"It was really unbearable. It was terrible," said Alvarez.
Nothing he tried relieved the pain. Then chiropractor Alan Shaff treated him with his device, called the Fenzian. It uses electric impulses to "talk" to the central nervous system.
"This is sort of like a reset button on a computer," said Shaff.
The device emits electric currents that replicate healthy nerve impulses. As it's rolled over the back, the device "sticks" on areas of low electrical resistance.
"It restores the electrical impulse and the connection of the nervous system throughout the body,"said Shaff.
That puts the body on the path to healing.
"Faster recovery, reduction in muscle spasm, reducing in swelling and inflammation, I would say 50 percent faster than I ever saw before," said Shaff.
The device works better on injuries than chronic pain, and it won't repair tissue damage. It's used for herniated disks, pinched nerves, stenosis, sprains and strains.
Bud now goes about his daily routine remembering what it used to feel like.
"I had to lean forward the whole time I was driving, and this is the way I would drive the whole time just so my back wasn't touching anything," said Alvarez.
Skeptical at first, it only took a few treatments with the device to change his mind.
"I haven't had pain there at all since. It's never come back," said Alvarez.
And he hopes it never does.
The Fenzian device is FDA approved. And in many cases, insurance covers the cost of the 20-minute treatments. Without insurance, one treatment usually costs between $50 and $75, and most people get relief after three to six visits.
Web Extra Information:
Four out of five people in the United States will experience lower back pain at least once during their lives. It's one of the most common reasons people go to the doctor or miss work. The back is an intricate structure composed of bones, muscles, ligaments, tendons and disks, which are the cartilage-like pads that act as cushions between the segments of your spine. Back pain can arise from problems with any of these component parts. In some people, no specific cause of their back pain can be found.

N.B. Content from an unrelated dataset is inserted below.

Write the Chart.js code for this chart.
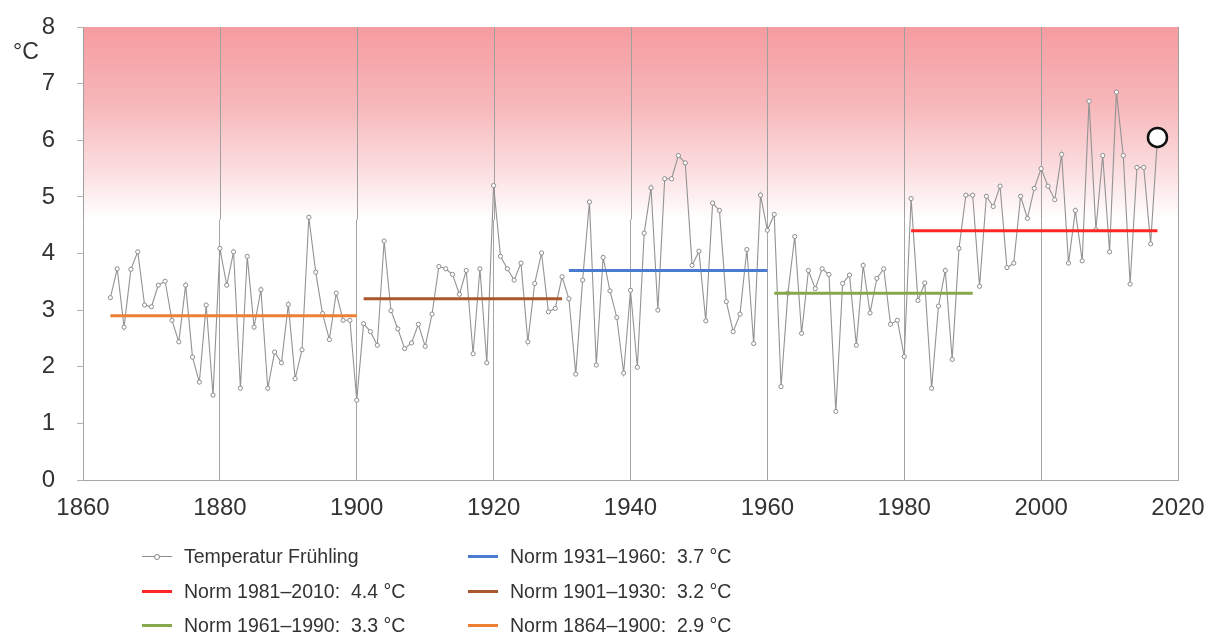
<!DOCTYPE html>
<html>
<head>
<meta charset="utf-8">
<script src="https://cdn.jsdelivr.net/npm/chart.js@4/dist/chart.umd.min.js"></script>
<style>
  html, body { margin: 0; padding: 0; background: #fff; }
  .wrap { position: relative; width: 1210px; height: 632px; font-family: "Liberation Sans", Arial, sans-serif; }
  .unit { position: absolute; left: 13px; top: 38px; font-size: 23px; color: #333; }
  .legend-item { position: absolute; height: 24px; display: flex; align-items: center; font-size: 19.5px; color: #333; white-space: pre; }
  .legend-item .swatch { position: relative; width: 30px; height: 3px; margin-right: 12px; }
  .legend-item .dot { position: absolute; left: 12px; top: -2px; width: 4px; height: 4px; border: 1px solid #888; border-radius: 50%; background: #fff; }
</style>
</head>
<body>
<div class="wrap">
  <canvas id="chart" width="1210" height="632"></canvas>
  <div class="unit">°C</div>
  <div id="legend"></div>
</div>
<script>
// Frühlingstemperatur, ein Wert pro Jahr ab firstYear
const firstYear = 1864;
const springTemp = [
  3.22, 3.73, 2.70, 3.72, 4.03, 3.09, 3.06, 3.44, 3.51, 2.82,
  2.44, 3.44, 2.17, 1.73, 3.09, 1.50, 4.09, 3.44, 4.03, 1.62,
  3.95, 2.70, 3.36, 1.62, 2.26, 2.07, 3.10, 1.79, 2.30, 4.64,
  3.67, 2.94, 2.48, 3.30, 2.82, 2.82, 1.41, 2.76, 2.62, 2.38,
  4.22, 2.99, 2.67, 2.32, 2.42, 2.75, 2.36, 2.93, 3.77, 3.73,
  3.63, 3.28, 3.70, 2.23, 3.73, 2.07, 5.20, 3.95, 3.73, 3.53,
  3.83, 2.44, 3.47, 4.01, 2.97, 3.03, 3.59, 3.20, 1.87, 3.53,
  4.91, 2.03, 3.93, 3.34, 2.87, 1.89, 3.35, 1.99, 4.36, 5.16,
  3.00, 5.32, 5.32, 5.73, 5.60, 3.79, 4.04, 2.81, 4.89, 4.76,
  3.15, 2.62, 2.93, 4.07, 2.41, 5.03, 4.41, 4.69, 1.65, 3.30,
  4.30, 2.59, 3.70, 3.38, 3.73, 3.63, 1.21, 3.47, 3.62, 2.38,
  3.79, 2.95, 3.56, 3.73, 2.75, 2.82, 2.18, 4.97, 3.17, 3.48,
  1.62, 3.07, 3.70, 2.13, 4.09, 5.03, 5.03, 3.42, 5.01, 4.83,
  5.19, 3.75, 3.83, 5.01, 4.62, 5.15, 5.50, 5.19, 4.95, 5.75,
  3.83, 4.76, 3.87, 6.69, 4.42, 5.73, 4.03, 6.85, 5.73, 3.46,
  5.52, 5.52, 4.17, 6.05,
];

// Normwerte
const normLabels = [`Norm 1981–2010:  4.4 °C`, `Norm 1961–1990:  3.3 °C`, `Norm 1931–1960:  3.7 °C`, `Norm 1901–1930:  3.2 °C`, `Norm 1864–1900:  2.9 °C`];
const normFrom = [1981, 1961, 1931, 1901, 1864];
const normTo = [2017, 1990, 1960, 1930, 1900];
const normValues = [4.4, 3.3, 3.7, 3.2, 2.9];
const normColors = [`#ff2626`, `#86a74a`, `#4a7bd0`, `#a8582c`, `#ef8033`];

const xTicks = [1860, 1880, 1900, 1920, 1940, 1960, 1980, 2000, 2020];
const yTicks = [0, 1, 2, 3, 4, 5, 6, 7, 8];

const years = springTemp.map((it, i) => firstYear + i);
const lastIdx = springTemp.length - 1;

const tempDataset = {
  label: `Temperatur Frühling`,
  data: springTemp.map((it, i) => ({x: years[i], y: it})),
  borderColor: `#939393`,
  borderWidth: 1.1,
  pointRadius: springTemp.map((it, i) => i === lastIdx ? 9.5 : 2.1),
  pointBackgroundColor: `#ffffff`,
  pointBorderColor: springTemp.map((it, i) => i === lastIdx ? `#111111` : `#8c8c8c`),
  pointBorderWidth: springTemp.map((it, i) => i === lastIdx ? 2.5 : 1),
  order: 2,
};

const normDatasets = normLabels.map((label, i) => ({
  label,
  data: [{x: normFrom[i], y: normValues[i]}, {x: normTo[i], y: normValues[i]}],
  borderColor: normColors[i],
  borderWidth: 3,
  pointRadius: 0,
  order: 1,
}));

// rosa Verlauf oben im Diagramm
const warmBackground = {
  id: `warmBackground`,
  beforeDatasetsDraw(chart) {
    const {ctx, chartArea, scales} = chart;
    const yTop = scales.y.getPixelForValue(8);
    const yEnd = scales.y.getPixelForValue(4.6);
    const grad = ctx.createLinearGradient(0, yTop, 0, yEnd);
    grad.addColorStop(0, `rgb(245,156,160)`);
    grad.addColorStop(0.4, `rgb(247,183,186)`);
    grad.addColorStop(0.75, `rgb(251,222,224)`);
    grad.addColorStop(1, `rgb(255,255,255)`);
    ctx.save();
    ctx.fillStyle = grad;
    ctx.fillRect(chartArea.left + 1, yTop, chartArea.right - chartArea.left - 1, yEnd - yTop);
    // Gitterlinien im Verlauf wieder darüber
    ctx.strokeStyle = `#a0a0a0`;
    ctx.lineWidth = 1;
    xTicks.forEach((t) => {
      const px = Math.round(scales.x.getPixelForValue(t)) + 0.5;
      ctx.beginPath();
      ctx.moveTo(px, yTop);
      ctx.lineTo(px, yEnd);
      ctx.stroke();
    });
    ctx.restore();
  },
};

const ctx = document.getElementById(`chart`);

new Chart(ctx, {
  type: `line`,
  plugins: [warmBackground],
  data: {
    datasets: [tempDataset, ...normDatasets],
  },
  options: {
    responsive: false,
    animation: false,
    layout: {padding: {left: 0, right: 32, top: 27, bottom: 102}},
    plugins: {
      legend: {display: false},
      tooltip: {enabled: false},
    },
    scales: {
      x: {
        type: `linear`,
        min: 1860,
        max: 2020,
        afterBuildTicks: (scale) => {
          scale.ticks = xTicks.map((v) => ({value: v}));
        },
        afterFit: (scale) => {
          scale.height = 50;
          scale.paddingLeft = 0;
          scale.paddingRight = 0;
        },
        ticks: {
          callback: (v) => String(v),
          color: `#333`,
          font: {family: `"Liberation Sans", Arial, sans-serif`, size: 24},
          padding: 14,
          maxRotation: 0,
        },
        grid: {color: `#a6a6a6`, drawTicks: false},
        border: {color: `#a6a6a6`},
      },
      y: {
        min: 0,
        max: 8,
        afterBuildTicks: (scale) => {
          scale.ticks = yTicks.map((v) => ({value: v}));
        },
        afterFit: (scale) => {
          scale.width = 83;
          scale.paddingTop = 0;
          scale.paddingBottom = 0;
        },
        ticks: {
          color: `#333`,
          font: {family: `"Liberation Sans", Arial, sans-serif`, size: 24},
          padding: 22,
        },
        grid: {drawOnChartArea: false, color: `#b0b0b0`, tickLength: 6},
        border: {color: `#a6a6a6`},
      },
    },
  },
});

// Legende in zwei Spalten
const legendEl = document.getElementById(`legend`);
const legendItems = [
  {text: tempDataset.label, color: `#8c8c8c`, thin: true},
  {text: normLabels[0], color: normColors[0]},
  {text: normLabels[1], color: normColors[1]},
  {text: normLabels[2], color: normColors[2]},
  {text: normLabels[3], color: normColors[3]},
  {text: normLabels[4], color: normColors[4]},
];
const legendCols = [142, 468];
const legendRows = [544, 579, 613];

legendItems.forEach((it, i) => {
  const item = document.createElement(`div`);
  item.className = `legend-item`;
  item.style.left = `${legendCols[Math.floor(i / 3)]}px`;
  item.style.top = `${legendRows[i % 3]}px`;
  const swatch = document.createElement(`span`);
  swatch.className = `swatch`;
  swatch.style.background = it.color;
  if (it.thin) {
    swatch.style.height = `1px`;
    const dot = document.createElement(`span`);
    dot.className = `dot`;
    swatch.appendChild(dot);
  }
  item.appendChild(swatch);
  item.appendChild(document.createTextNode(it.text));
  legendEl.appendChild(item);
});
</script>
</body>
</html>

Many cases of back pain will relieve themselves with a few days of rest and some over-the-counter pain medication; however, some cases require stronger intervention. A doctor may prescribe nonsteroidal anti-inflammatory drugs or, in some cases, a muscle relaxant to relieve mild to moderate back pain. Narcotics, such as codeine or hydrocodone, may also be used for a short period of time with close supervision by a doctor. Physical therapy is another traditional treatment often used for those suffering from chronic back pain. A physical therapist can utilize specific exercises and techniques to increase strength and flexibility. Injections like cortisone or Botox are also used to relieve back pain. When all other treatment options fail, surgery is often used as a last resort to correct problems that cause back pain.
The Fenzian Treatment System is a non-pharmaceutical and noninvasive way to treat chronic pain that's caused by a wide range of medical conditions. The Fenzian was first introduced in 2,000 by a surgeon in the United Kingdom. The device, which is operated by a trained practitioner, is placed on the skin of a patient and delivers electrical impulses. Utilizing changes in skin impedance derived from biofeedback and displayed on the device's digital readout, the practitioner guides the device to most effectively stimulate the patient's network of nerves.

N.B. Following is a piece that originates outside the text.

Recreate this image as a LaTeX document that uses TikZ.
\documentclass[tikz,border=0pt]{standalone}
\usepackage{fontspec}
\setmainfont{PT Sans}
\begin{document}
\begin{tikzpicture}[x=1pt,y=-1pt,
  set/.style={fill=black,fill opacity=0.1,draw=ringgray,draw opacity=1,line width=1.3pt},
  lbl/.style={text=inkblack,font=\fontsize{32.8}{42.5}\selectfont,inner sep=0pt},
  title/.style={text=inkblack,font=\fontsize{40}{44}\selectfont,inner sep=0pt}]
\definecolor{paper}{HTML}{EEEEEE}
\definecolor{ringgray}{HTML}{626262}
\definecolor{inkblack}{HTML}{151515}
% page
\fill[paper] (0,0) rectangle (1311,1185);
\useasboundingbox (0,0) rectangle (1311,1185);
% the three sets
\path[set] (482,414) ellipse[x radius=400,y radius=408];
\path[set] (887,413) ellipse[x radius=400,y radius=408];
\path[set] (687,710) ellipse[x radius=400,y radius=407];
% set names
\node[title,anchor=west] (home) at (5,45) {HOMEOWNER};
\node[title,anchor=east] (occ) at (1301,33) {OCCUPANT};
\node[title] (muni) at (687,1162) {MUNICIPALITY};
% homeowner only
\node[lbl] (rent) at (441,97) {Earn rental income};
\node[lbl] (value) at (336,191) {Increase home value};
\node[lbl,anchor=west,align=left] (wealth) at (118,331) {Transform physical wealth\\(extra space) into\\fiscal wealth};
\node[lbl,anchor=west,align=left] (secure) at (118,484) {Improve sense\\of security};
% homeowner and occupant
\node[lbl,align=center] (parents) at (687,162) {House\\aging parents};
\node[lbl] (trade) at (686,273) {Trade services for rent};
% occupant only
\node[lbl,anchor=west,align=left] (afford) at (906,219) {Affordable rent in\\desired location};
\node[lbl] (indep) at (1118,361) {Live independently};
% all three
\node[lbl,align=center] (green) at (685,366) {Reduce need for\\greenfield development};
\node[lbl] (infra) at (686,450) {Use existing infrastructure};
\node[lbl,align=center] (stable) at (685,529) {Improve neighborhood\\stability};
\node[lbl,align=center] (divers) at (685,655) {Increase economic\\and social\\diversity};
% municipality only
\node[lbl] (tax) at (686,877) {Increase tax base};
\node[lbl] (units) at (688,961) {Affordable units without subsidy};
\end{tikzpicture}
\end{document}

The Fenzian Treatment System can provide relief and management for many different types of chronic back pain. It is also used as an adjunctive treatment for post-surgical and post-traumatic acute pain. The Fenzian Treatment System can be used to relieve pain originating from a variety of conditions including the following:
- Back, neck and shoulder
- Plantar fasciitis
- Muscle injury
- Golf / tennis elbow
- Temporo-mandibular joint (TMJ)
- Reflex sympathetic dystrophy (RSD)
The Fenzian Treatment System successfully passed a pilot study and is now being investigated in a multicenter clinical trial.